Supplied information:
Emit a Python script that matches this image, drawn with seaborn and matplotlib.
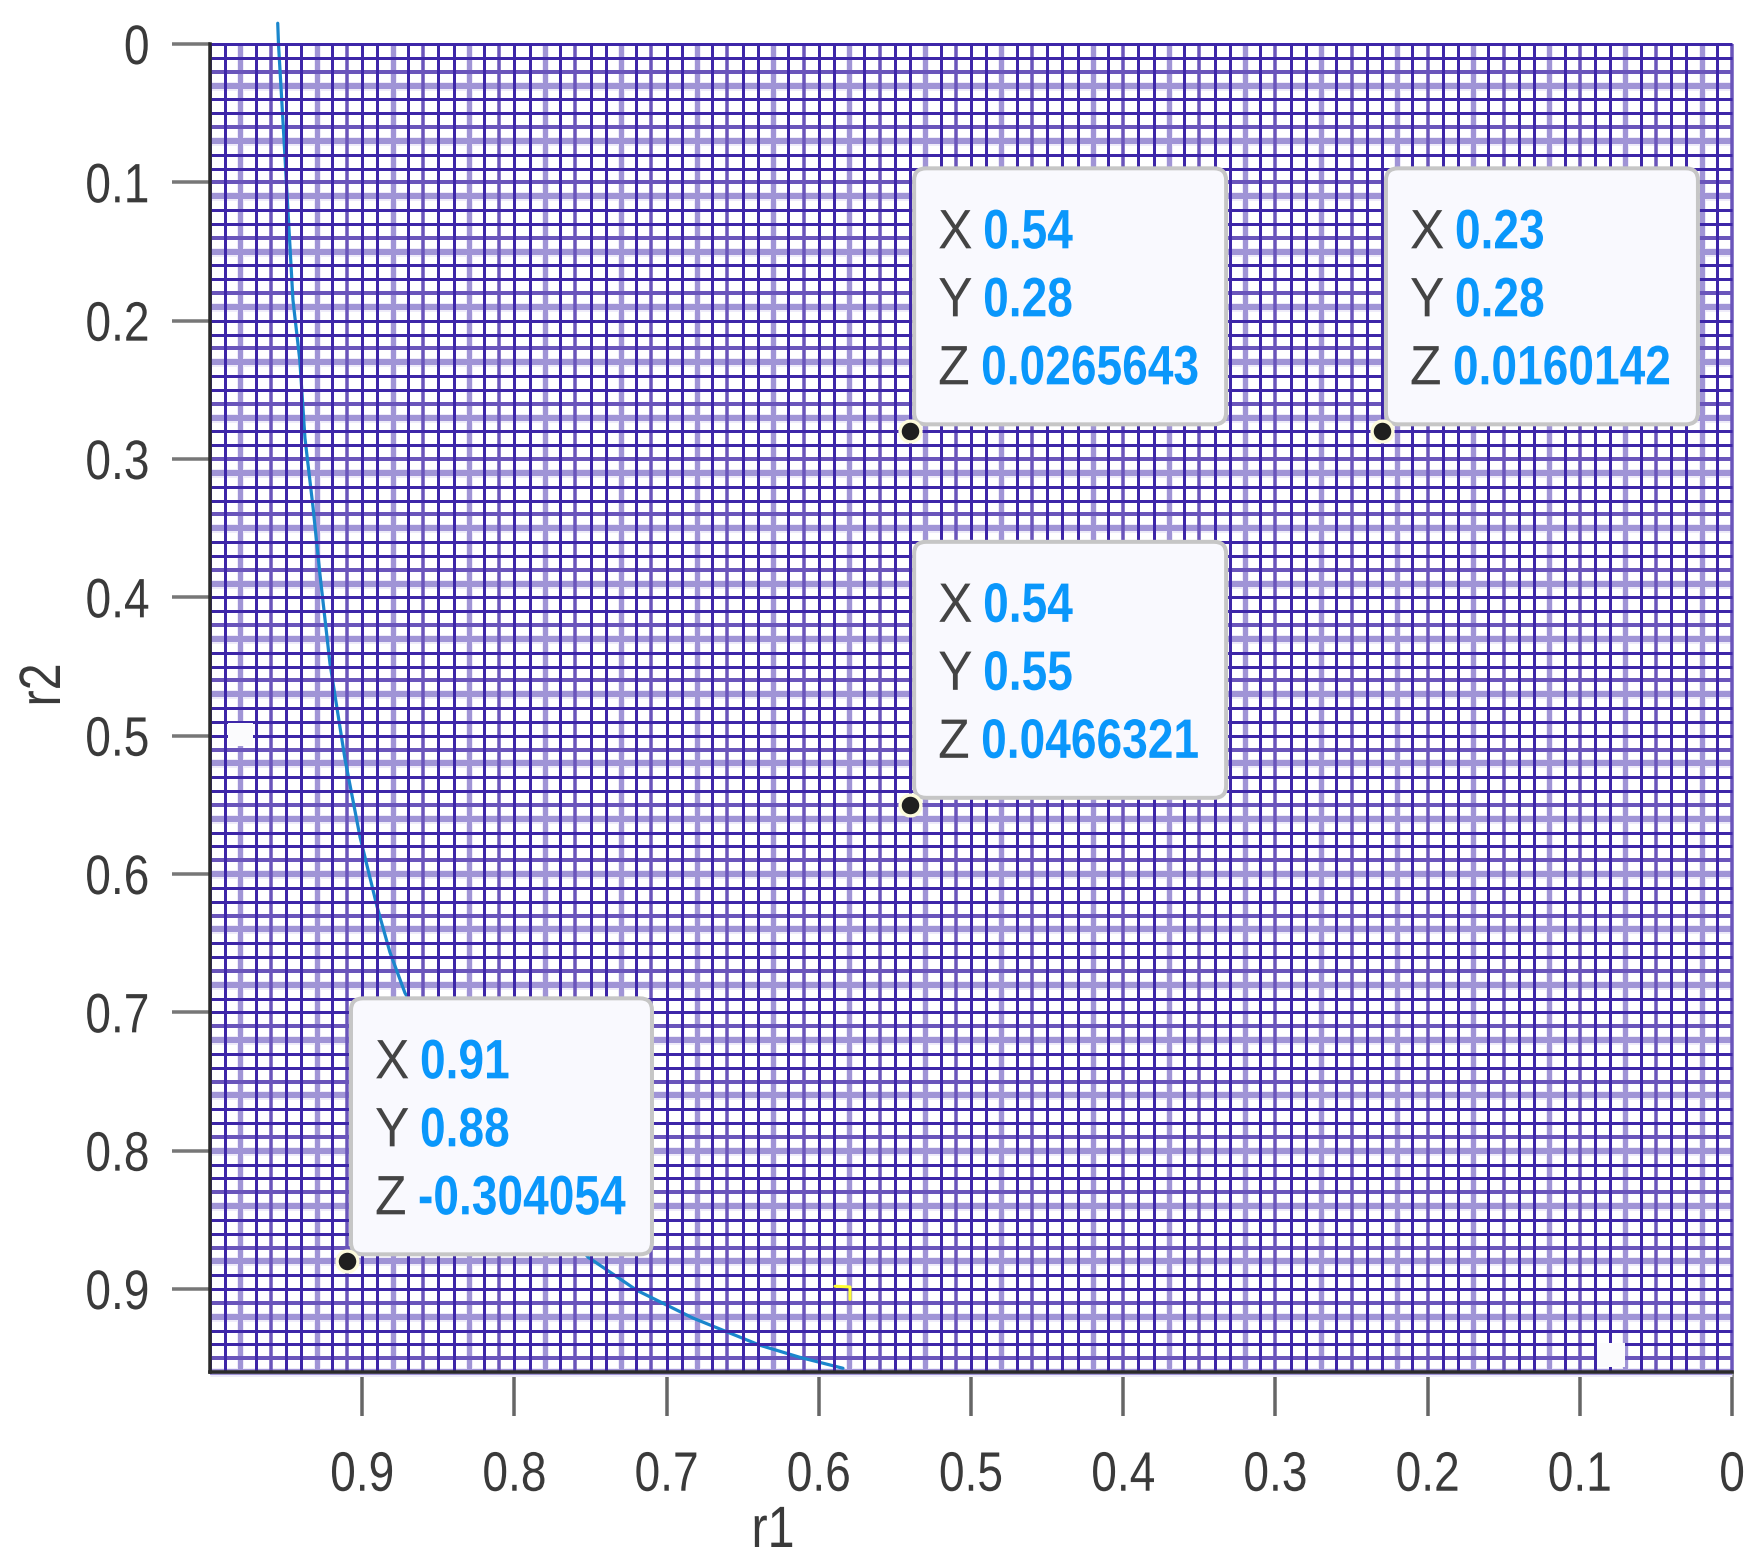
import numpy as np
import pandas as pd
import matplotlib
matplotlib.use("Agg")
import matplotlib.pyplot as plt
from matplotlib.patches import FancyBboxPatch, Rectangle
from matplotlib.patheffects import AbstractPathEffect
from matplotlib.transforms import Affine2D
import seaborn as sns

# ---- data ----
curve_r1 = [0.9555, 0.9550, 0.9520, 0.9455, 0.9410, 0.9376, 0.9323, 0.9277, 0.9212, 0.9113,
            0.9014, 0.8903, 0.8818, 0.8719, 0.8400, 0.8000, 0.7516, 0.7195, 0.6827, 0.6386,
            0.6124, 0.5841]
curve_r2 = [-0.015, 0.000, 0.057, 0.185, 0.2285, 0.285, 0.335, 0.384, 0.4476, 0.517,
            0.5734, 0.6233, 0.6565, 0.686, 0.745, 0.812, 0.877, 0.901, 0.921, 0.9407,
            0.9494, 0.9573]
tip_x = ["0.54", "0.23", "0.54", "0.91"]
tip_y = ["0.28", "0.28", "0.55", "0.88"]
tip_z = ["0.0265643", "0.0160142", "0.0466321", "-0.304054"]
tip_w = [312, 312, 312, 301]
ticks_r1 = [0.9, 0.8, 0.7, 0.6, 0.5, 0.4, 0.3, 0.2, 0.1, 0]
ticks_r2 = [0, 0.1, 0.2, 0.3, 0.4, 0.5, 0.6, 0.7, 0.8, 0.9]
gap_r1 = [(0.9885, 0.972), (0.0887, 0.0703)]
gap_r2 = [(0.491, 0.5075), (0.939, 0.9566)]
hook_r1 = [0.5894, 0.5795, 0.5795]
hook_r2 = [0.898, 0.8985, 0.9076]

W, H, DPI = 1762, 1568, 100
PX = 72 / DPI
TXT = "#3a3a3a"


class Condense(AbstractPathEffect):
    """Draw real text narrower along its own direction (the reference is squeezed)."""

    def __init__(self, sx=0.83, pivot="left"):
        super().__init__()
        self.sx, self.pivot = sx, pivot

    def draw_path(self, renderer, gc, tpath, affine, rgbFace=None):
        ext = tpath.get_extents()
        p = {"left": 0.0, "center": (ext.x0 + ext.x1) / 2, "right": ext.x1}[self.pivot]
        tr = Affine2D().translate(-p, 0).scale(self.sx, 1).translate(p, 0) + affine
        renderer.draw_path(gc, tpath, tr, rgbFace)


sns.set_theme(style="white")
plt.rcParams["font.family"] = ["Liberation Sans", "DejaVu Sans"]

fig = plt.figure(figsize=(W / DPI, H / DPI), dpi=DPI, facecolor="white")
ax = fig.add_axes([210 / W, 1 - 1372 / H, 1522 / W, 1328 / H])
ax.set_xlim(1.0, 0.0)
ax.set_ylim(0.96, 0.0)

# ---- surface mesh (moire of the resampled mesh lines) ----
DARK, MID, LIGHT = "#3d26a8", "#6a55bb", "#a094d6"
HALO = "#eeebf9"


def kind(i, period, phase, mid_at):
    f = ((i - phase) / period) % 1.0
    step = 1.0 / period
    if f < step * 0.5 or f >= 1 - step * 0.5:
        return "L"
    if abs(f - mid_at) < step * 0.5:
        return "M"
    return "D"


cols = np.arange(0, 101)
rows = np.arange(0, 97)
col_k = [kind(i, 5.06, 2, 0.6) for i in cols]
row_k = [kind(i, 4.045, 3, 0.75) for i in rows]
vkw = dict(clip_on=False, capstyle="butt")

#            kind  colour  row px  col px  z
for want, color, lwr, lwc, z in [("L", HALO, 9, 7, 1.0), ("L", LIGHT, 6, 5, 1.1),
                                 ("M", MID, 4, 3.5, 1.2), ("D", DARK, 3, 3, 1.3)]:
    xs = [c / 100 for c, k in zip(cols, col_k) if k == want]
    ys = [r / 100 for r, k in zip(rows, row_k) if k == want]
    ax.hlines(ys, 0, 1, color=color, lw=lwr * PX, zorder=z, **vkw)
    ax.vlines(xs, 0, 0.96, color=color, lw=lwc * PX, zorder=z + 0.01, **vkw)

for (a, b), (c, d) in zip(gap_r1, gap_r2):
    ax.add_patch(Rectangle((b, c), a - b, d - c, fc="#fbfbfd", ec="none", zorder=1.6))

# ---- contour ----
curve = pd.DataFrame({"r1": curve_r1, "r2": curve_r2})
sns.lineplot(data=curve, x="r1", y="r2", sort=False, estimator=None, color="#1a86cc",
             lw=3.2 * PX, ax=ax, legend=False, zorder=1.25, clip_on=False)
sns.lineplot(x=hook_r1, y=hook_r2, sort=False, estimator=None, color="#ffff33",
             lw=3 * PX, ax=ax, legend=False, zorder=2)
sns.scatterplot(x=[float(v) for v in tip_x], y=[float(v) for v in tip_y], s=225, color="#1f1f1f",
                edgecolor="#fdfbdc", linewidth=2.4, ax=ax, zorder=7, legend=False)
ax.set_xlim(1.0, 0.0)
ax.set_ylim(0.96, 0.0)

# ---- axes ----
for s in ("top", "right"):
    ax.spines[s].set_visible(False)
for s in ("left", "bottom"):
    ax.spines[s].set_color("#2b2b2b")
    ax.spines[s].set_linewidth(3.5 * PX)
    ax.spines[s].set_zorder(4)
ax.set_xticks(ticks_r1)
ax.set_xticklabels([f"{v:g}" for v in ticks_r1])
ax.set_yticks(ticks_r2)
ax.set_yticklabels([f"{v:g}" for v in ticks_r2])
ax.tick_params(axis="x", direction="out", length=44 * PX, width=3.5 * PX, color="#666666",
               labelsize=40, labelcolor=TXT, pad=25, bottom=True)
ax.tick_params(axis="y", direction="out", length=38 * PX, width=3.5 * PX, color="#777777",
               labelsize=40, labelcolor=TXT, pad=16, left=True)
for t in ax.get_xticklabels():
    t.set_path_effects([Condense(pivot="center")])
for t in ax.get_yticklabels():
    t.set_path_effects([Condense(pivot="right")])
ax.set_xlabel("r1", fontsize=42, color=TXT, va="baseline",
              path_effects=[Condense(pivot="center")])
ax.set_ylabel("r2", fontsize=42, color=TXT, va="baseline",
              path_effects=[Condense(pivot="center")])
ax.xaxis.set_label_coords((773 - 210) / 1522, -(1547 - 1372) / 1328)
ax.yaxis.set_label_coords((60 - 210) / 1522, 1 - (685 - 44) / 1328)

# ---- data tips ----
fig.canvas.draw()
for xs, ys, zs, w in zip(tip_x, tip_y, tip_z, tip_w):
    px, py = ax.transData.transform((float(xs), float(ys)))
    tr = Affine2D().translate(px, py)
    ax.add_patch(FancyBboxPatch((4, 7), w, 256, boxstyle="round,pad=0,rounding_size=12",
                                fc="#f9f9fe", ec="#c6c6c6", lw=4 * PX, transform=tr,
                                zorder=5, clip_on=False))
    for name, val, base, off in [("X", xs, 183, 73), ("Y", ys, 115, 73), ("Z", zs, 47, 71)]:
        ax.text(28, base, name, transform=tr, fontsize=40, color="#444444", va="baseline",
                ha="left", zorder=6, clip_on=False, path_effects=[Condense(sx=0.93)])
        ax.text(off, base, val, transform=tr, fontsize=40, color="#0a97fb", fontweight="bold",
                va="baseline", ha="left", zorder=6, clip_on=False, path_effects=[Condense()])

fig.savefig("out.png", dpi=DPI, facecolor="white")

What is needed: Give only the count of lines in this material that contain the string "seaborn".

Completed task: 2